Module 1.5 - Choosing the right model
Not every call deserves your most powerful model. Model selection is the discipline of matching the model to the job across three axes that always trade off: capability, cost, and latency. Reasoning models are more capable, slower, and dearer; fast models are cheaper, quicker, and weaker. There is no best model - only the right model for a given task's needs.
How to actually choose
Start from the task, not the model. A simple classification or extraction often runs perfectly on a small, fast, cheap model - and paying for a frontier reasoning model there is pure waste. A genuinely hard multi-step reasoning task may need the strong model, and skimping there costs you quality that no prompting can recover. The skill is reading which axis a task is bound by.
The mixed-model system
Most production systems do not pick one model - they use several deliberately: the strong model for the hard reasoning step, the cheap fast model for the high-volume simple steps. Your decomposition from Module 1.2 sets this up nicely: once a task is broken into steps, you can route each step to the model it actually needs.

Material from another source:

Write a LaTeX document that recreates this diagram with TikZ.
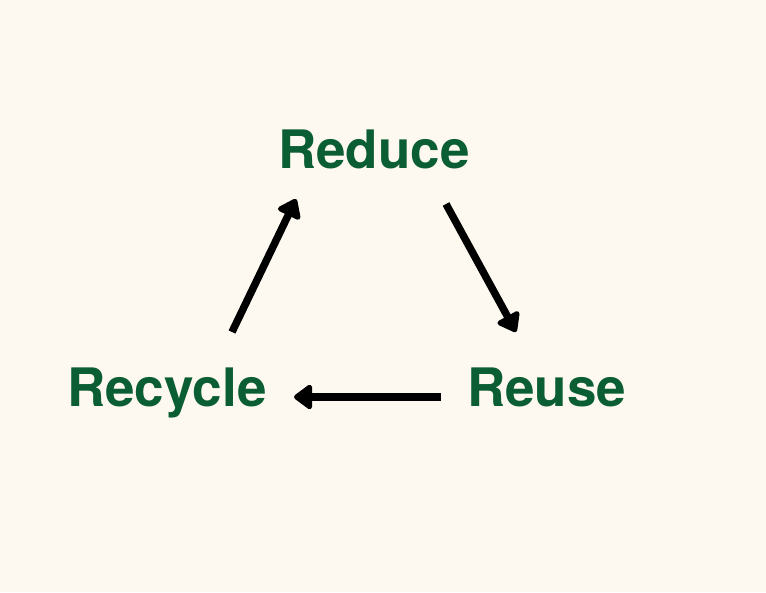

This is a senior pattern and it reads extremely well in an interview.
Doing it live
You practise by swapping models on the same endpoint and watching the tradeoffs move: same prompt, different model, and quality, cost, and latency all shift in front of you. Seeing that a cheaper model handles your task just as well - or clearly does not - turns model selection from guesswork into evidence.
Watch out
Common mistakes
- Defaulting to the most powerful model everywhere.
- Choosing by reputation rather than by testing on your task.
- Ignoring latency until users complain.
- Never revisiting the choice as models and prices change.